Rasulullah Sallallahu ve Sellem جُعِلَتْ لِيَ الأَرْضُ طَهُورًا وَمَسْجِدًا “Yeryüzü bana mescit kılındı…” buyurmuştur. (Nesai, Mesacid 42)
﴿وَعَدَ ٱللَّهُ ٱلَّذِينَ ءَامَنُوا۟ مِنكُمْ وَعَمِلُوا۟ ٱلصَّٰلِحَٰتِ لَيَسْتَخْلِفَنَّهُمْ فِى ٱلْأَرْضِ﴾ “Allah, sizlerden iman edip iyi davranışlarda bulunanları yeryüzüne sahip ve hâkim kılacağını vadetmiştir.” [Nur 55]
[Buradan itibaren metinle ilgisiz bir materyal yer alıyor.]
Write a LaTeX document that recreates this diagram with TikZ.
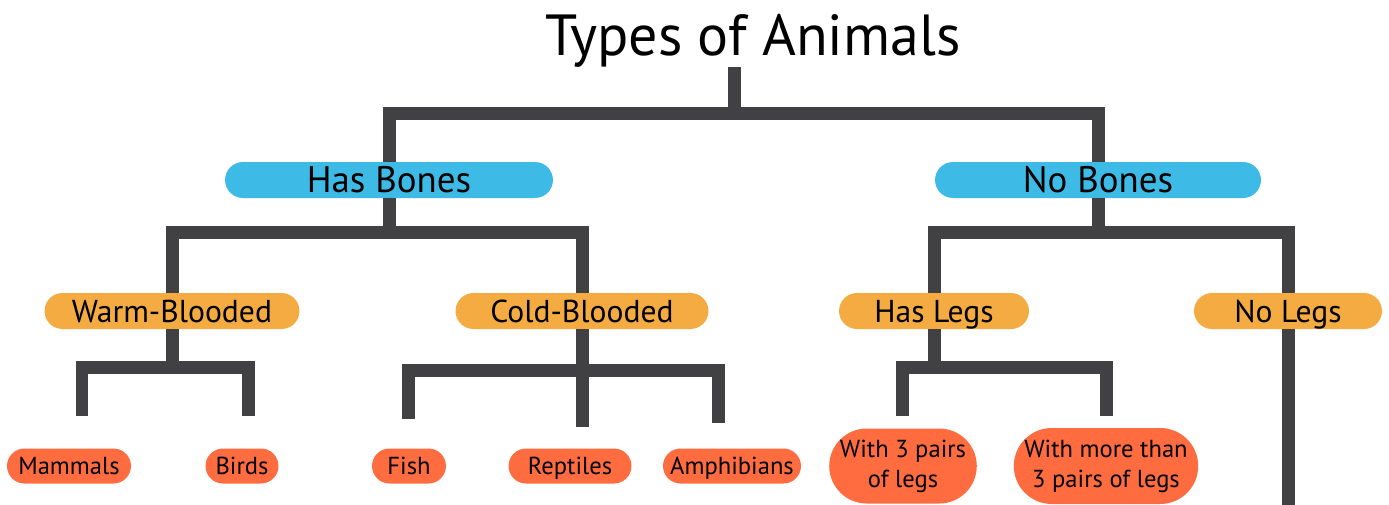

﴿يَعْبُدُونَنِى لَا يُشْرِكُونَ بِى شَيْـًٔا ۚ﴾ “Çünkü onlar bana kulluk ederler; hiçbir şeyi bana eş tutmazlar. Artık bundan sonra kim inkâr ederse, işte bunlar asıl büyük günahkârlardır.” [Nur 55]
O yüzden Mü’minler yeryüzü mescidindeki her çeşit şirk ve küfür öğelerine tavır almalı ve Allah’ın hâkimiyetinin tüm yeryüzü mescidinde geçerli olması için gayret sarfetmelidir. Bu ise imamet-i kübrayı (Hilafet) yeniden tesis ettiklerinde başarılacaktır. Mü’minler hem çevrelerindeki mescitlere/camilere sahip çıkmalı hem de yeryüzü mescidine “mescit” özelliğini kazandırarak sahip çıkmalıdır. Unutmayalım ki hayatın ibadet haline gelebilmesi için, ortamın mescit halinde olması lazımdır.
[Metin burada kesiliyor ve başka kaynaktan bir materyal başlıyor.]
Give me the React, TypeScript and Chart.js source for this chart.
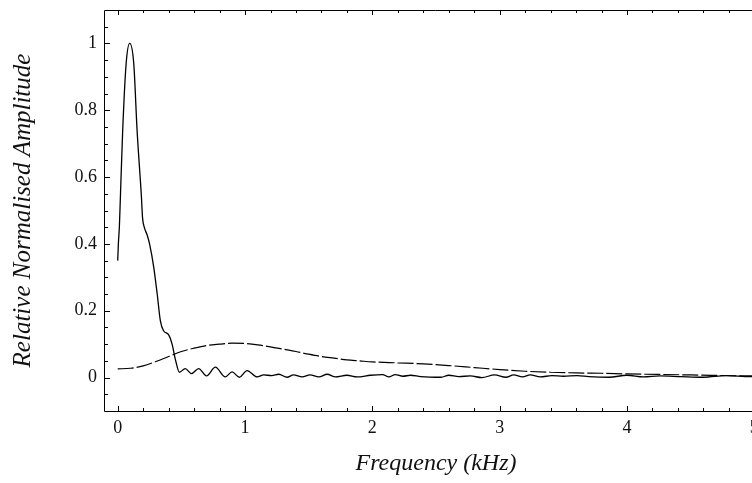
import React, { useEffect, useRef } from "react";
import { Chart, registerables } from "chart.js";

Chart.register(...registerables);

// ---- Data ----
const solidX = [0, 0.005, 0.013, 0.021, 0.039, 0.066, 0.094, 0.126, 0.152, 0.186, 0.195, 0.21, 0.23, 0.25, 0.283, 0.31, 0.335, 0.36, 0.4, 0.427, 0.453, 0.485, 0.53, 0.58, 0.636, 0.697, 0.767, 0.845, 0.898, 0.956, 1.016, 1.095, 1.147, 1.21, 1.265, 1.33, 1.38, 1.45, 1.51, 1.58, 1.645, 1.71, 1.8, 1.88, 1.985, 2.08, 2.13, 2.18, 2.24, 2.3, 2.38, 2.54, 2.6, 2.68, 2.77, 2.86, 2.96, 3.05, 3.11, 3.18, 3.24, 3.32, 3.41, 3.5, 3.61, 3.7, 3.86, 4.0, 4.13, 4.26, 4.42, 4.6, 4.78, 4.97, 5.1];
const solidY = [0.35, 0.4, 0.452, 0.541, 0.74, 0.939, 1.0, 0.939, 0.74, 0.541, 0.478, 0.448, 0.428, 0.4, 0.33, 0.25, 0.17, 0.14, 0.128, 0.1, 0.054, 0.016, 0.027, 0.012, 0.027, 0.005, 0.031, 0.002, 0.017, 0.001, 0.021, 0.002, 0.008, 0.006, 0.01, 0.001, 0.008, 0.002, 0.008, 0.002, 0.01, 0.002, 0.007, 0.002, 0.007, 0.009, 0.002, 0.009, 0.004, 0.007, 0.003, 0.001, 0.007, 0.003, 0.005, 0.0, 0.008, 0.001, 0.008, 0.002, 0.008, 0.002, 0.006, 0.004, 0.006, 0.003, 0.001, 0.007, 0.002, 0.005, 0.003, 0.001, 0.006, 0.003, 0.004];

const dashedX = [0, 0.1, 0.2, 0.3, 0.4, 0.5, 0.6, 0.7, 0.8, 0.9, 1.0, 1.1, 1.2, 1.3, 1.4, 1.5, 1.6, 1.7, 1.8, 1.9, 2.0, 2.2, 2.4, 2.6, 2.8, 3.0, 3.2, 3.4, 3.6, 3.8, 4.0, 4.5, 5.0, 5.1];
const dashedY = [0.026, 0.028, 0.035, 0.048, 0.063, 0.078, 0.088, 0.096, 0.1, 0.103, 0.102, 0.098, 0.092, 0.085, 0.078, 0.07, 0.063, 0.058, 0.053, 0.05, 0.047, 0.044, 0.041, 0.036, 0.03, 0.024, 0.019, 0.016, 0.014, 0.013, 0.011, 0.008, 0.005, 0.005];

const xTicks = [0, 1, 2, 3, 4, 5];
const yTicks = [0, 0.2, 0.4, 0.6, 0.8, 1];
const xTitle = "Frequency (kHz)";
const yTitle = "Relative Normalised Amplitude";

const X_MIN = -0.1, X_MAX = 5.1, Y_MIN = -0.1, Y_MAX = 1.1;
const xMinor: number[] = [];
for (let i = 0; i <= 25; i++) xMinor.push(Math.round(i * 2) / 10);
const yMinor: number[] = [];
for (let i = -2; i <= 22; i++) yMinor.push(Math.round(i * 5) / 100);

const FONT = "'Liberation Serif', 'Times New Roman', serif";
const INK = "#111";

const framePlugin = {
  id: "frameTicks",
  afterDraw(chart: any) {
    const { ctx, chartArea } = chart;
    const xs = chart.scales.x;
    const ys = chart.scales.y;
    const { left, right, top, bottom } = chartArea;
    ctx.save();
    ctx.strokeStyle = "#000";
    ctx.lineWidth = 1;
    ctx.beginPath();
    ctx.rect(Math.round(left) - 0.5, Math.round(top) + 0.5, Math.round(right - left), Math.round(bottom - top));
    ctx.stroke();
    const tick = (x1: number, y1: number, x2: number, y2: number) => {
      ctx.beginPath();
      ctx.moveTo(x1, y1);
      ctx.lineTo(x2, y2);
      ctx.stroke();
    };
    xMinor.forEach((v) => {
      const major = xTicks.some((t) => Math.abs(t - v) < 1e-9);
      const len = major ? 5 : 3;
      const px = Math.round(xs.getPixelForValue(v)) + 0.5;
      tick(px, bottom, px, bottom - len);
      tick(px, top, px, top + len);
    });
    yMinor.forEach((v) => {
      const major = yTicks.some((t) => Math.abs(t - v) < 1e-9);
      const len = major ? 5 : 3;
      const py = Math.round(ys.getPixelForValue(v)) + 0.5;
      tick(left, py, left + len, py);
      tick(right, py, right - len, py);
    });
    ctx.restore();
  },
};

export default function App() {
  const ref = useRef<HTMLCanvasElement | null>(null);
  useEffect(() => {
    if (!ref.current) return;
    const chart = new Chart(ref.current, {
      type: "scatter",
      data: {
        datasets: [
          {
            data: solidX.map((x, i) => ({ x, y: solidY[i] })),
            showLine: true,
            borderColor: "#000",
            borderWidth: 1.3,
            pointRadius: 0,
            cubicInterpolationMode: "monotone",
          },
          {
            data: dashedX.map((x, i) => ({ x, y: dashedY[i] })),
            showLine: true,
            borderColor: "#000",
            borderWidth: 1.2,
            borderDash: [16, 3],
            pointRadius: 0,
            cubicInterpolationMode: "monotone",
          },
        ],
      },
      options: {
        animation: false,
        responsive: false,
        events: [],
        layout: { padding: { left: 0, right: 13, top: 10, bottom: 0 } },
        plugins: { legend: { display: false }, tooltip: { enabled: false } },
        scales: {
          x: {
            type: "linear",
            min: X_MIN,
            max: X_MAX,
            afterBuildTicks: (s: any) => {
              s.ticks = xTicks.map((v) => ({ value: v }));
            },
            afterFit: (s: any) => {
              s.height = 72;
              s.paddingLeft = 0;
              s.paddingRight = 0;
            },
            grid: { display: false, drawTicks: false },
            border: { display: false },
            ticks: {
              padding: 6,
              color: INK,
              font: { family: FONT, size: 18 },
              callback: (v: any) => String(v),
            },
            title: {
              display: true,
              text: xTitle,
              color: INK,
              font: { family: FONT, size: 24, style: "italic" },
              padding: { top: 0, bottom: 5 },
            },
          },
          y: {
            type: "linear",
            min: Y_MIN,
            max: Y_MAX,
            afterBuildTicks: (s: any) => {
              s.ticks = yTicks.map((v) => ({ value: v }));
            },
            afterFit: (s: any) => {
              s.width = 105;
              s.paddingTop = 0;
              s.paddingBottom = 0;
            },
            grid: { display: false, drawTicks: false },
            border: { display: false },
            ticks: {
              padding: 8,
              color: INK,
              font: { family: FONT, size: 18 },
              callback: (v: any) => String(Number(Number(v).toFixed(2))),
            },
            title: {
              display: true,
              text: yTitle,
              color: INK,
              font: { family: FONT, size: 25, style: "italic" },
              padding: { top: 8, bottom: 0 },
            },
          },
        },
      },
      plugins: [framePlugin],
    });
    return () => chart.destroy();
  }, []);
  return (
    <div
      style={{
        position: "fixed",
        left: 0,
        top: 0,
        width: 752,
        height: 483,
        overflow: "hidden",
        background: "#fff",
      }}
    >
      <canvas ref={ref} width={780} height={483} style={{ display: "block", width: 780, height: 483 }} />
    </div>
  );
}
Artı ile eksinin çarpımının eksi olduğu gibi hak ile bâtılın çarpımı da bâtıldır. O yüzden mescitlerde hak ile bâtılın karıştırılmaması gerekir. Allah Azze ve Celle ﴿وَلَا تَلْبِسُوا۟ ٱلْحَقَّ بِٱلْبَٰطِلِ وَتَكْتُمُوا۟ ٱلْحَقَّ وَأَنتُمْ تَعْلَمُونَ﴾ “Hakkı batıl ile karıştırıp (gerçeği) örtmeyin ve (güç odaklarından korkarak veya menfaat umarak) Hakkı gizlemeyin. (Kaldı ki) Siz (gerçeği) biliyorsunuz.” buyuruyor. [Bakara 42]
Bu nedenle Hilafet (imamet-i kübra) dışındaki tüm yönetimler bu ümmeti yanlışa sürükleyecektir. Çünkü ön tekerlek nereye giderse arka tekerlek de oraya gider.